Je lis Emile Verhaeren - Les Campagnes Hallucinées, Les Villes Tentaculaires - et je pense très souvent à toi. Je trouve cela plutôt bon. Verhaeren se tient disons entre Hugo et Cendrars. Verhaeren à la fois achève Hugo et annonce Cendrars. Il y a beaucoup de rimes faciles (bout-debout), des adjectifs qu’il utilise exagérément (hagard) et malgré tout cela pulse plutôt.

 

Et surtout c’est exactement le même espace, le même paysage que le tien. « C’est la plaine, la plaine / Sinistrement, à perdre haleine, / C’est la plaine et sa démence / Que sillonnent des vols immenses / (…) La plaine et le pays sans fin / Où le silence est blanc comme la faim. » 

 

Et aussi pour Verhaeren comme pour toi ce paysage apparait à chaque instant surplombé par un œil anonyme ou innommable. « Ce sont les yeux qu’on m’a volés / Quand mes regards s’en sont allés / Un soir, que je tournai la tête. » (Cela évoque alors un peu aussi Tristan Corbière.)

 

 

Et encore cette anecdote de Cioran à propos de Rimbaud extraite d’Aveux et Anathèmes. « Je lisais le Bateau Ivre à quelqu’un qui ne le connaissait pas et qui d’ailleurs était étranger à la poésie. « On dirait que ça vient du tertiaire » fut son commentaire une fois la lecture finie.  Pour un jugement, c’en est un. »

 

 

Autrement tu ne m’as rien dit à propos de l’hypothèse d’une relation et même d’une ressemblance entre Hugo et Artaud que j’indiquais à l’intérieur de ma dernière lettre. L’hypothèse te semble-t-elle absurde ?

 

 

 

 

 

                                                                                                         A Bientôt                    Boris

 

 

 

 

 

 

Cher Boris,

                   je dirai qu'il y a entre Hugo et Artaud un rapport d'éclairage. Une façon d'éclairer, et de ne faire briller que les arêtes, peut-être. Les éclairages et les angles, cette façon aussi d'aller vers le plus vaste, de filer au plus vaste pour finir dans des exiguïtés ? Mais leurs folies sont trop opposées.

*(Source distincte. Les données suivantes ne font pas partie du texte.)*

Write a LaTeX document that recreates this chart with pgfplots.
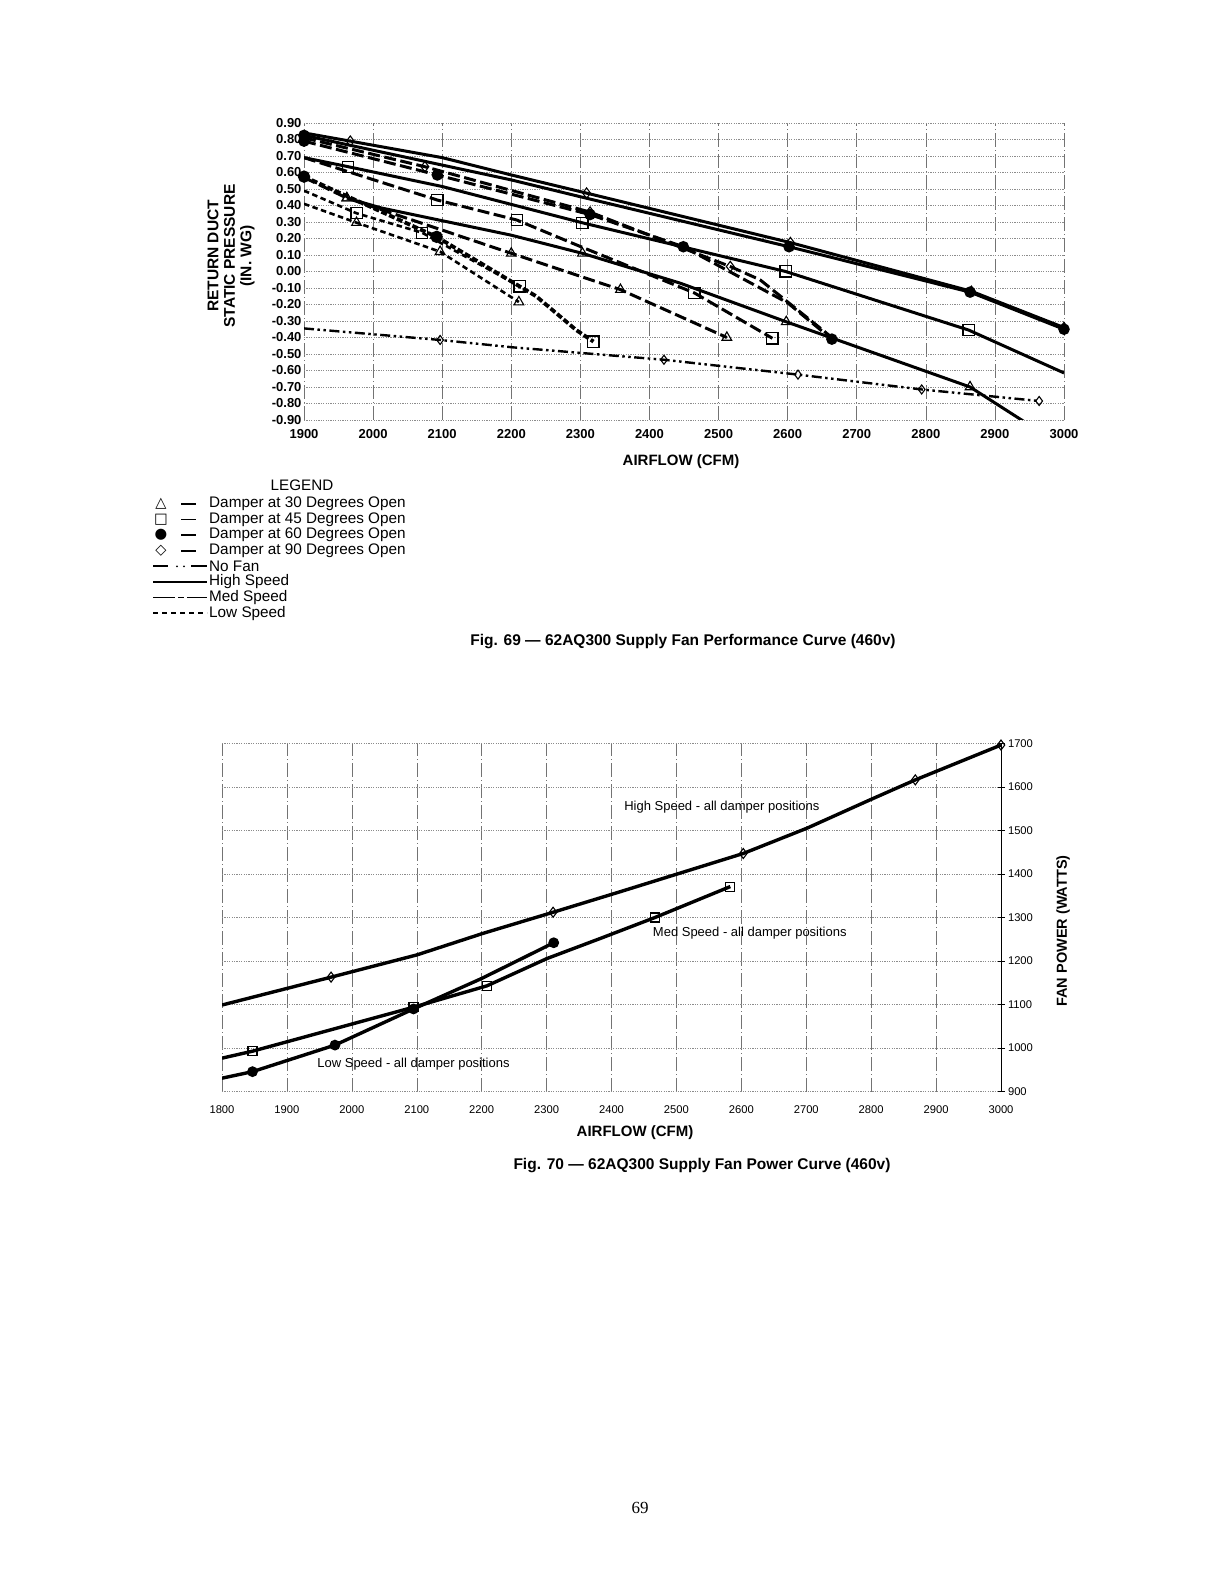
\documentclass[border=0pt]{standalone}
\usepackage{fontspec}
\setmainfont{Liberation Sans}
\newfontfamily\serif{Liberation Serif}
\newfontfamily\sym{DejaVu Sans}
\usepackage{pgfplots}
\pgfplotsset{compat=1.18}
\newcommand\fs[2]{\fontsize{#1}{#2}\selectfont}

\pgfplotsset{
  hi/.style={black, line width=3pt, solid},
  me/.style={black, line width=3pt, dash pattern=on 12pt off 4.5pt},
  lo/.style={black, line width=2.6pt, dash pattern=on 5.5pt off 3.5pt},
  nf/.style={black, line width=2.4pt, dash pattern=on 10pt off 3.5pt on 2.5pt off 3.5pt on 2.5pt off 3.5pt},
  m30/.style={mark=triangle, mark size=5.6pt, mark options={solid, fill=white, line width=1.1pt}},
  m45/.style={mark=square, mark size=5.6pt, mark options={solid, fill=white, line width=1.2pt}},
  m60/.style={mark=*, mark size=4.2pt, mark options={solid, fill=black}},
  m90/.style={mark=diamond, mark size=5.2pt, mark options={solid, fill=white, line width=1.1pt}},
  grd/.style={
    grid=major,
    x grid style={black!55, line width=0.5pt, dash pattern=on 14pt off 3pt on 1pt off 3pt},
    y grid style={black!45, line width=0.45pt, dash pattern=on 1.2pt off 1.2pt},
  },
}

\begin{document}
\begin{tikzpicture}[x=1pt,y=1pt]
\fill[white] (0,0) rectangle (1220,1584);
\path[use as bounding box] (0,0) rectangle (1220,1584);

% ---------- Fig. 69 ----------
\begin{axis}[
  at={(304pt,1164pt)}, anchor=south west, scale only axis,
  width=760pt, height=297pt,
  xmin=1900, xmax=3000, ymin=-0.9, ymax=0.9,
  xtick={1900,2000,2100,2200,2300,2400,2500,2600,2700,2800,2900,3000},
  xticklabels={1900,2000,2100,2200,2300,2400,2500,2600,2700,2800,2900,3000},
  ytick={-0.9,-0.8,-0.7,-0.6,-0.5,-0.4,-0.3,-0.2,-0.1,0,0.1,0.2,0.3,0.4,0.5,0.6,0.7,0.8,0.9},
  yticklabels={-0.90,-0.80,-0.70,-0.60,-0.50,-0.40,-0.30,-0.20,-0.10,0.00,0.10,0.20,0.30,0.40,0.50,0.60,0.70,0.80,0.90},
  axis line style={draw=none}, major tick length=0pt,
  grd,
  tick label style={font=\bfseries\fs{13}{14}},
  yticklabel style={xshift=1pt},
  xticklabel style={yshift=-6pt},
]
% high speed
\addplot[hi, m90, mark indices={2,5,6,7,8}] coordinates {(1900,0.84) (1967,0.79) (2100,0.69) (2200,0.585) (2309,0.475) (2604,0.175) (2866,-0.12) (3000,-0.34)};
\addplot[hi, m60, mark indices={1,4,5,6}] coordinates {(1900,0.825) (2200,0.555) (2303,0.45) (2602,0.15) (2864,-0.125) (3000,-0.35)};
\addplot[hi, m45, mark indices={2,4,5,6}] coordinates {(1900,0.69) (1964,0.635) (2100,0.515) (2303,0.295) (2597,0.0) (2862,-0.355) (3000,-0.615)};
\addplot[hi, m30, mark indices={1,4,6,7}] coordinates {(1962,0.445) (2012,0.385) (2200,0.22) (2303,0.11) (2444,-0.07) (2598,-0.305) (2864,-0.70) (2946,-0.92)};
% med speed
\addplot[me, m90, mark indices={2,3,4}] coordinates {(1900,0.81) (2075,0.635) (2314,0.36) (2517,0.03) (2560,-0.05) (2664,-0.40)};
\addplot[me, m60, mark indices={1,2,3,4,6}] coordinates {(1900,0.79) (2093,0.585) (2314,0.345) (2449,0.15) (2600,-0.19) (2664,-0.41)};
\addplot[me, m45, mark indices={2,3,5,6}] coordinates {(1900,0.69) (2093,0.433) (2208,0.312) (2295,0.16) (2465,-0.13) (2578,-0.405)};
\addplot[me, m30, mark indices={2,3,4,5}] coordinates {(1900,0.57) (1962,0.445) (2200,0.11) (2358,-0.11) (2512,-0.40)};
% low speed
\addplot[black, line width=3.8pt, dash pattern=on 6pt off 2.5pt, m60, mark indices={1,2}] coordinates {(1900,0.575) (2092,0.21) (2236,-0.15) (2294,-0.355) (2319,-0.425)};
\addplot[only marks, m45] coordinates {(2319,-0.425)};
\addplot[lo, m45, mark indices={2,3,4}] coordinates {(1900,0.49) (1976,0.353) (2071,0.235) (2212,-0.09)};
\addplot[lo, m30, mark indices={2,3,4}] coordinates {(1900,0.41) (1976,0.296) (2097,0.12) (2211,-0.185)};
% no fan
\addplot[nf, m90, mark size=4.5pt, mark indices={2,4,5,6,7}] coordinates {(1900,-0.345) (2097,-0.415) (2203,-0.46) (2421,-0.535) (2615,-0.625) (2794,-0.715) (2964,-0.785)};
\end{axis}

\node[rotate=90, align=center, font=\bfseries\fs{15.5}{16.5}] at (231,1328) {RETURN DUCT\\STATIC PRESSURE\\(IN. WG)};
\node[font=\bfseries\fs{15}{16}] at (681,1122) {AIRFLOW (CFM)};

% legend
\node[font=\fs{15.2}{16}] at (302,1099) {LEGEND};
\foreach \s/\t [count=\i from 0] in {△/30,□/45,●/60,◇/90}{
  \pgfmathsetmacro\yy{1080-15.6*\i}
  \node[font=\sym\fs{14.5}{15}] at (161,\yy) {\s};
  \draw[line width=1.5pt] (181,\yy) -- (196,\yy);
  \node[anchor=west, inner sep=0pt, font=\fs{15.3}{16}] at (209,\yy) {Damper at \t\ Degrees Open};
}
\draw[line width=2pt] (153,1017.6) -- (168,1017.6) (191,1017.6) -- (207,1017.6);
\fill (177,1017.6) circle (1.1pt) (184,1017.6) circle (1.1pt);
\node[anchor=west, inner sep=0pt, font=\fs{15.3}{16}] at (209,1017.6) {No Fan};
\draw[line width=1.7pt] (153,1002) -- (207,1002);
\node[anchor=west, inner sep=0pt, font=\fs{15.3}{16}] at (209,1002) {High Speed};
\draw[line width=1.7pt, dash pattern=on 22pt off 3pt on 6pt off 3pt on 22pt off 0pt] (153,986.4) -- (207,986.4);
\node[anchor=west, inner sep=0pt, font=\fs{15.3}{16}] at (209,986.4) {Med Speed};
\draw[line width=1.5pt, dash pattern=on 5pt off 4pt] (153,970.8) -- (207,970.8);
\node[anchor=west, inner sep=0pt, font=\fs{15.3}{16}] at (209,970.8) {Low Speed};

\node[font=\bfseries\fs{15.5}{17}] at (683,942) {Fig. 69 — 62AQ300 Supply Fan Performance Curve (460v)};

% ---------- Fig. 70 ----------
\begin{axis}[
  at={(222pt,492.3pt)}, anchor=south west, scale only axis,
  width=779pt, height=348.4pt,
  xmin=1800, xmax=3000, ymin=900, ymax=1700,
  xtick={1800,1900,2000,2100,2200,2300,2400,2500,2600,2700,2800,2900,3000},
  xticklabels={1800,1900,2000,2100,2200,2300,2400,2500,2600,2700,2800,2900,3000},
  ytick={900,1000,1100,1200,1300,1400,1500,1600,1700},
  yticklabels={900,1000,1100,1200,1300,1400,1500,1600,1700},
  axis x line*=bottom, axis y line*=right,
  x axis line style={draw=none},
  y axis line style={black, line width=0.7pt, -},
  xtick style={draw=none},
  ytick style={black, line width=0.6pt},
  major tick length=7pt, tick align=center,
  grd,
  tick label style={font=\fs{11.2}{12}},
  xticklabel style={yshift=-7pt},
]
\addplot[black, line width=3.4pt, mark=diamond, mark size=5pt, mark options={fill=white, line width=1.1pt}, mark indices={2,5,7,10,11}] coordinates {(1800,1099) (1968,1163) (2100,1214) (2203,1264) (2310,1312) (2413,1359) (2603,1447) (2701,1505) (2798,1570) (2868,1616) (3000,1696)};
\addplot[black, line width=3.4pt, mark=square, mark size=4.5pt, mark options={fill=white, line width=1.1pt}, mark indices={2,3,4,7,8}] coordinates {(1800,977) (1847,993) (2095,1094) (2208,1143) (2301,1206) (2383,1252) (2467,1300) (2583,1371)};
\addplot[black, line width=3.4pt, mark=*, mark size=3.6pt, mark indices={2,3,4,6}] coordinates {(1800,931) (1847,946) (1974,1007) (2095,1090) (2200,1160) (2311,1242)};
\node[font=\fs{13}{14}] at (axis cs:2570,1554) {High Speed - all damper positions};
\node[font=\fs{13}{14}] at (axis cs:2613,1264) {Med Speed - all damper positions};
\node[font=\fs{13}{14}] at (axis cs:2095,963) {Low Speed - all damper positions};
\end{axis}

\node[rotate=90, font=\bfseries\fs{14.5}{16}] at (1063,653) {FAN POWER (WATTS)};
\node[font=\bfseries\fs{15}{16}] at (635,451) {AIRFLOW (CFM)};
\node[font=\bfseries\fs{15.5}{17}] at (702,418) {Fig. 70 — 62AQ300 Supply Fan Power Curve (460v)};

\node[font=\serif\fs{17}{18}] at (640,76) {69};
\end{tikzpicture}
\end{document}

   Quant au rapport entre Verhaeren et moi, vraiment, je ne le sens pas. J'ai beaucoup pratiqué Emile à l'école communale, au collège moins, puis de loin en loin, sans trouver l'occasion de lire un recueil entier de lui. J'ai avec lui une relation purement nostalgique, je crois. Mais cette nostalgie est sur le mode du "dommage", "dommage que". Dommage, justement, que je me trouve si loin de lui, que je connaisse son monde, sans doute, c'est vrai : je le reconnais... mais de loin, de trop loin. Je le reconnais comme un monde lointain -- et il me semble que lui-même ne l'a jamais habité, qu'il n'a jamais pu trouver l'entrée de ce monde.

   Avec Hugo, Artaud et Verhaeren, on a trois étiages de l'irréalité, et cette irréalité se drape (je cherche le mot, je mets celui-là) à chaque fois dans un monde. Hugo est le fantôme du sien, Artaud le bouffon... Verhaeren une sorte de cavalier de la mort qui, à chaque fois que tu le vois, a un peu plus verdi sous son armure et son casque -- verdi de peur, et si tu soulèves sa visière tu vois le regard d'un écrivain en chambre, et même en robe de chambre (là, il faut démonter l'armure), qui ne comprend pas ce qui lui arrive, à quel moment quelque chose a dérapé, et qui doit encore réajuster à tout moment son binocle ! qui lui glisse du nez.

   Des trois, Artaud seul peut-être a la pleine connaissance de ce qui lui arrive. Encore cette connaissance est-elle trop souvent occultée, à peu près complètement aveuglée par la souffrance.